_Stored data_.
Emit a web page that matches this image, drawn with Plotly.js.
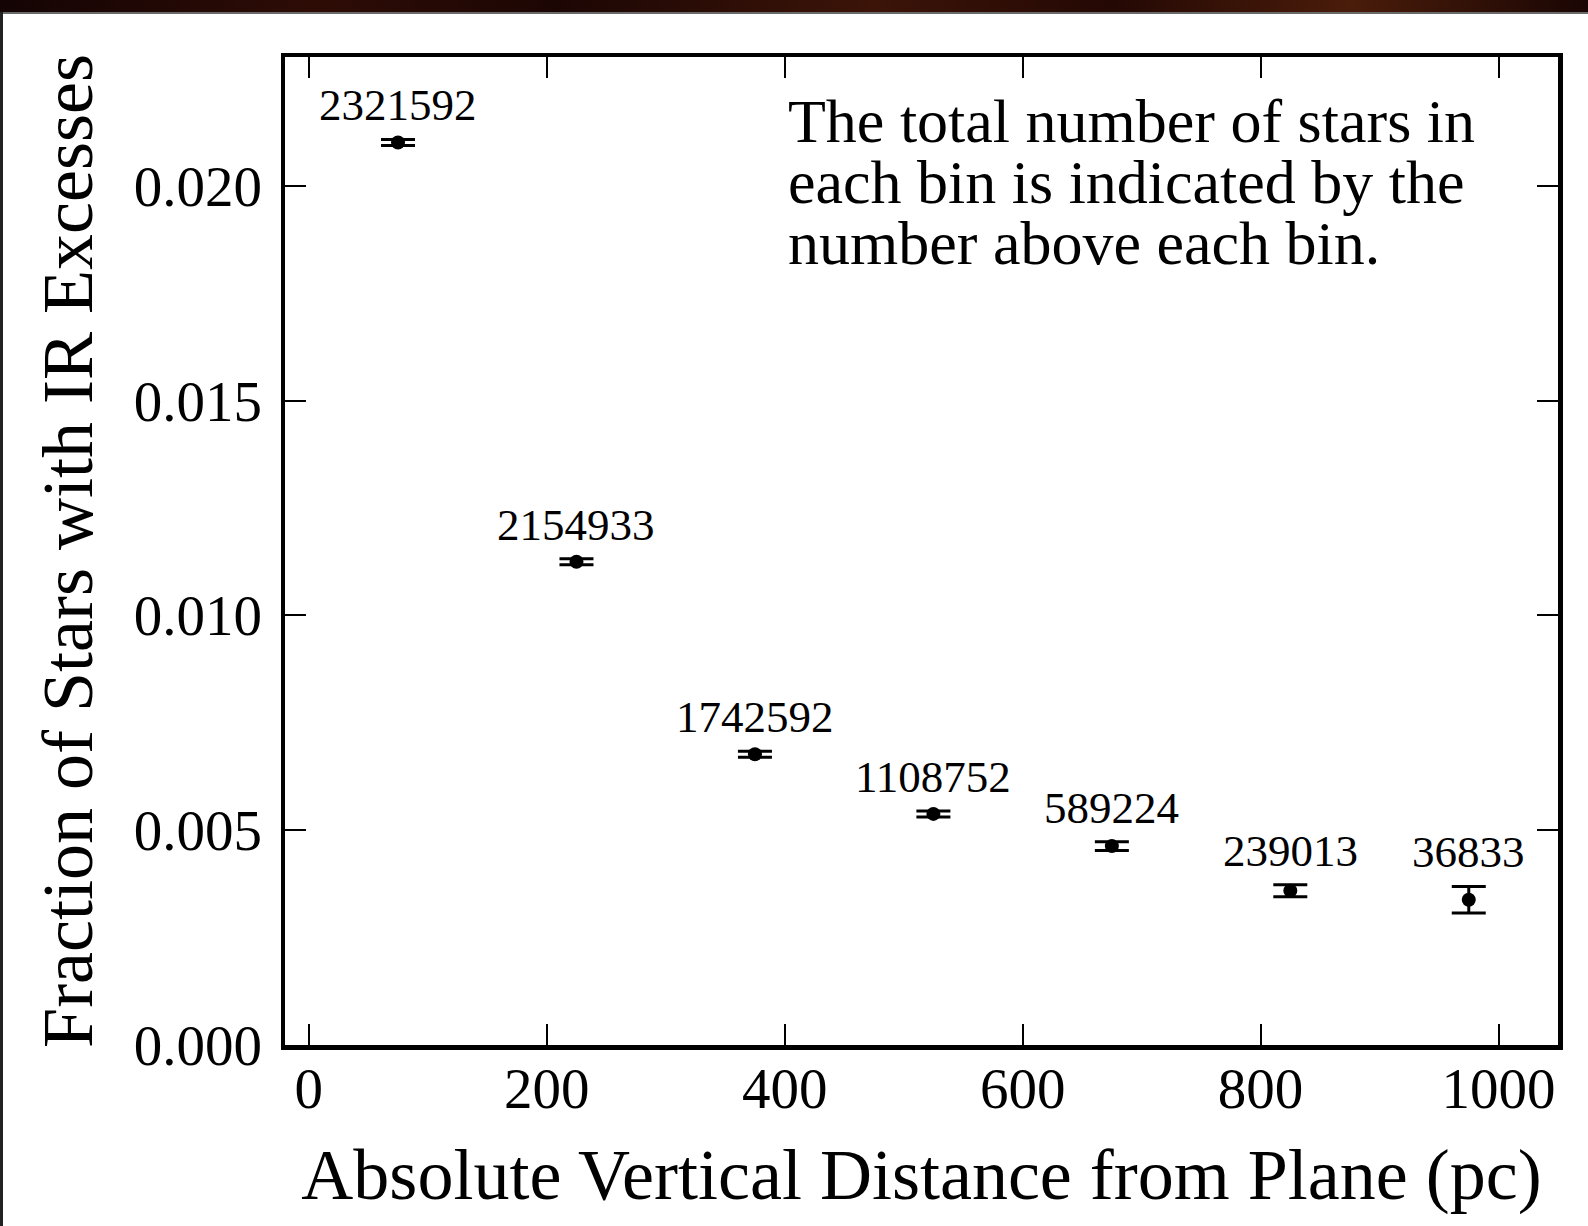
<!DOCTYPE html>
<html>
<head>
<meta charset="utf-8">
<script src="https://cdn.plot.ly/plotly-3.0.1.min.js"></script>
<style>
  html, body { margin: 0; padding: 0; background: #ffffff; }
  #wrap { position: relative; width: 1588px; height: 1226px; overflow: hidden; }
  #chart { position: absolute; left: 0; top: 0; width: 1588px; height: 1226px; }
  #strip { position: absolute; left: 0; top: 0; width: 1588px; height: 12px;
    background: linear-gradient(90deg, #140404 0%, #2e0c06 20%, #1c0604 35%, #3c1408 55%, #240804 70%, #4a1c0a 85%, #1a0604 100%);
    border-bottom: 2px solid #6a6a6a; z-index: 5; }
  #lborder { position: absolute; left: 0; top: 12px; width: 3px; height: 1214px; background: #222; z-index: 5; }
</style>
</head>
<body>
<div id="wrap">
  <div id="chart"></div>
  <div id="strip"></div>
  <div id="lborder"></div>
</div>
<script>
// Data
var distance = [75, 225, 375, 525, 675, 825, 975];
var fraction = [0.02101, 0.01125, 0.00677, 0.00538, 0.00463, 0.00359, 0.00338];
var fractionErr = [0.00007, 0.00007, 0.00007, 0.00007, 0.00010, 0.00014, 0.00031];
var starCounts = ['2321592', '2154933', '1742592', '1108752', '589224', '239013', '36833'];
var noteLines = ['The total number of stars in', 'each bin is indicated by the', 'number above each bin.'];
var xTickVals = [0, 200, 400, 600, 800, 1000];
var yTickVals = [0.000, 0.005, 0.010, 0.015, 0.020];
var yTickText = ['0.000', '0.005', '0.010', '0.015', '0.020'];

var FONT = '"Liberation Serif", "Times New Roman", serif';

var trace = {
  x: distance,
  y: fraction,
  type: 'scatter',
  mode: 'markers',
  marker: { color: '#000000', size: 14 },
  error_y: { type: 'data', array: fractionErr, visible: true, color: '#000000', thickness: 3, width: 17 },
  showlegend: false,
  hoverinfo: 'x+y'
};

var annotations = [];
for (var i = 0; i < distance.length; i++) {
  annotations.push({
    x: distance[i], y: fraction[i] + fractionErr[i], xref: 'x', yref: 'y',
    text: starCounts[i], showarrow: false, xanchor: 'center', yanchor: 'middle',
    yshift: 34, font: { family: FONT, size: 45, color: '#000000' }
  });
}
var noteY = [0.935, 0.8735, 0.8117];
for (var j = 0; j < noteLines.length; j++) {
  annotations.push({
    x: 0.3936, y: noteY[j], xref: 'paper', yref: 'paper',
    text: noteLines[j], showarrow: false, xanchor: 'left', yanchor: 'middle',
    font: { family: FONT, size: 62, color: '#000000' }
  });
}

var axisCommon = {
  showgrid: false, zeroline: false, showline: true, linecolor: '#000000', linewidth: 4.5,
  mirror: 'allticks', ticks: 'inside', ticklen: 21, tickwidth: 2, tickcolor: '#000000',
  tickfont: { family: FONT, size: 57, color: '#000000' }
};

var layout = {
  width: 1588, height: 1226,
  paper_bgcolor: '#ffffff', plot_bgcolor: '#ffffff',
  margin: { l: 285, r: 30, t: 57, b: 181, pad: 0 },
  font: { family: FONT, color: '#000000' },
  xaxis: Object.assign({}, axisCommon, {
    range: [-20, 1050], tickmode: 'array', tickvals: xTickVals,
    ticklabelstandoff: -10,
    automargin: true,
    title: { text: 'Absolute Vertical Distance from Plane (pc)', font: { family: FONT, size: 72, color: '#000000' }, standoff: 31 }
  }),
  yaxis: Object.assign({}, axisCommon, {
    range: [0, 0.023], tickmode: 'array', tickvals: yTickVals, ticktext: yTickText,
    ticklabelstandoff: 7,
    automargin: true,
    title: { text: 'Fraction of Stars with IR Excesses', font: { family: FONT, size: 72, color: '#000000' }, standoff: 19 }
  }),
  annotations: annotations
};

Plotly.newPlot('chart', [trace], layout, { displayModeBar: false, staticPlot: true });
</script>
</body>
</html>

_Stated problem_. Are you able to set down all the lines above exactly, without any pictures?

_Problem solution_.
Emit a web page that matches this image, drawn with Plotly.js.
<!DOCTYPE html>
<html>
<head>
<meta charset="utf-8">
<script src="https://cdn.plot.ly/plotly-3.0.1.min.js"></script>
<style>
  html, body { margin: 0; padding: 0; background: #ffffff; }
  #wrap { position: relative; width: 1588px; height: 1226px; overflow: hidden; }
  #chart { position: absolute; left: 0; top: 0; width: 1588px; height: 1226px; }
  #strip { position: absolute; left: 0; top: 0; width: 1588px; height: 12px;
    background: linear-gradient(90deg, #140404 0%, #2e0c06 20%, #1c0604 35%, #3c1408 55%, #240804 70%, #4a1c0a 85%, #1a0604 100%);
    border-bottom: 2px solid #6a6a6a; z-index: 5; }
  #lborder { position: absolute; left: 0; top: 12px; width: 3px; height: 1214px; background: #222; z-index: 5; }
</style>
</head>
<body>
<div id="wrap">
  <div id="chart"></div>
  <div id="strip"></div>
  <div id="lborder"></div>
</div>
<script>
// Data
var distance = [75, 225, 375, 525, 675, 825, 975];
var fraction = [0.02101, 0.01125, 0.00677, 0.00538, 0.00463, 0.00359, 0.00338];
var fractionErr = [0.00007, 0.00007, 0.00007, 0.00007, 0.00010, 0.00014, 0.00031];
var starCounts = ['2321592', '2154933', '1742592', '1108752', '589224', '239013', '36833'];
var noteLines = ['The total number of stars in', 'each bin is indicated by the', 'number above each bin.'];
var xTickVals = [0, 200, 400, 600, 800, 1000];
var yTickVals = [0.000, 0.005, 0.010, 0.015, 0.020];
var yTickText = ['0.000', '0.005', '0.010', '0.015', '0.020'];

var FONT = '"Liberation Serif", "Times New Roman", serif';

var trace = {
  x: distance,
  y: fraction,
  type: 'scatter',
  mode: 'markers',
  marker: { color: '#000000', size: 14 },
  error_y: { type: 'data', array: fractionErr, visible: true, color: '#000000', thickness: 3, width: 17 },
  showlegend: false,
  hoverinfo: 'x+y'
};

var annotations = [];
for (var i = 0; i < distance.length; i++) {
  annotations.push({
    x: distance[i], y: fraction[i] + fractionErr[i], xref: 'x', yref: 'y',
    text: starCounts[i], showarrow: false, xanchor: 'center', yanchor: 'middle',
    yshift: 34, font: { family: FONT, size: 45, color: '#000000' }
  });
}
var noteY = [0.935, 0.8735, 0.8117];
for (var j = 0; j < noteLines.length; j++) {
  annotations.push({
    x: 0.3936, y: noteY[j], xref: 'paper', yref: 'paper',
    text: noteLines[j], showarrow: false, xanchor: 'left', yanchor: 'middle',
    font: { family: FONT, size: 62, color: '#000000' }
  });
}

var axisCommon = {
  showgrid: false, zeroline: false, showline: true, linecolor: '#000000', linewidth: 4.5,
  mirror: 'allticks', ticks: 'inside', ticklen: 21, tickwidth: 2, tickcolor: '#000000',
  tickfont: { family: FONT, size: 57, color: '#000000' }
};

var layout = {
  width: 1588, height: 1226,
  paper_bgcolor: '#ffffff', plot_bgcolor: '#ffffff',
  margin: { l: 285, r: 30, t: 57, b: 181, pad: 0 },
  font: { family: FONT, color: '#000000' },
  xaxis: Object.assign({}, axisCommon, {
    range: [-20, 1050], tickmode: 'array', tickvals: xTickVals,
    ticklabelstandoff: -10,
    automargin: true,
    title: { text: 'Absolute Vertical Distance from Plane (pc)', font: { family: FONT, size: 72, color: '#000000' }, standoff: 31 }
  }),
  yaxis: Object.assign({}, axisCommon, {
    range: [0, 0.023], tickmode: 'array', tickvals: yTickVals, ticktext: yTickText,
    ticklabelstandoff: 7,
    automargin: true,
    title: { text: 'Fraction of Stars with IR Excesses', font: { family: FONT, size: 72, color: '#000000' }, standoff: 19 }
  }),
  annotations: annotations
};

Plotly.newPlot('chart', [trace], layout, { displayModeBar: false, staticPlot: true });
</script>
</body>
</html>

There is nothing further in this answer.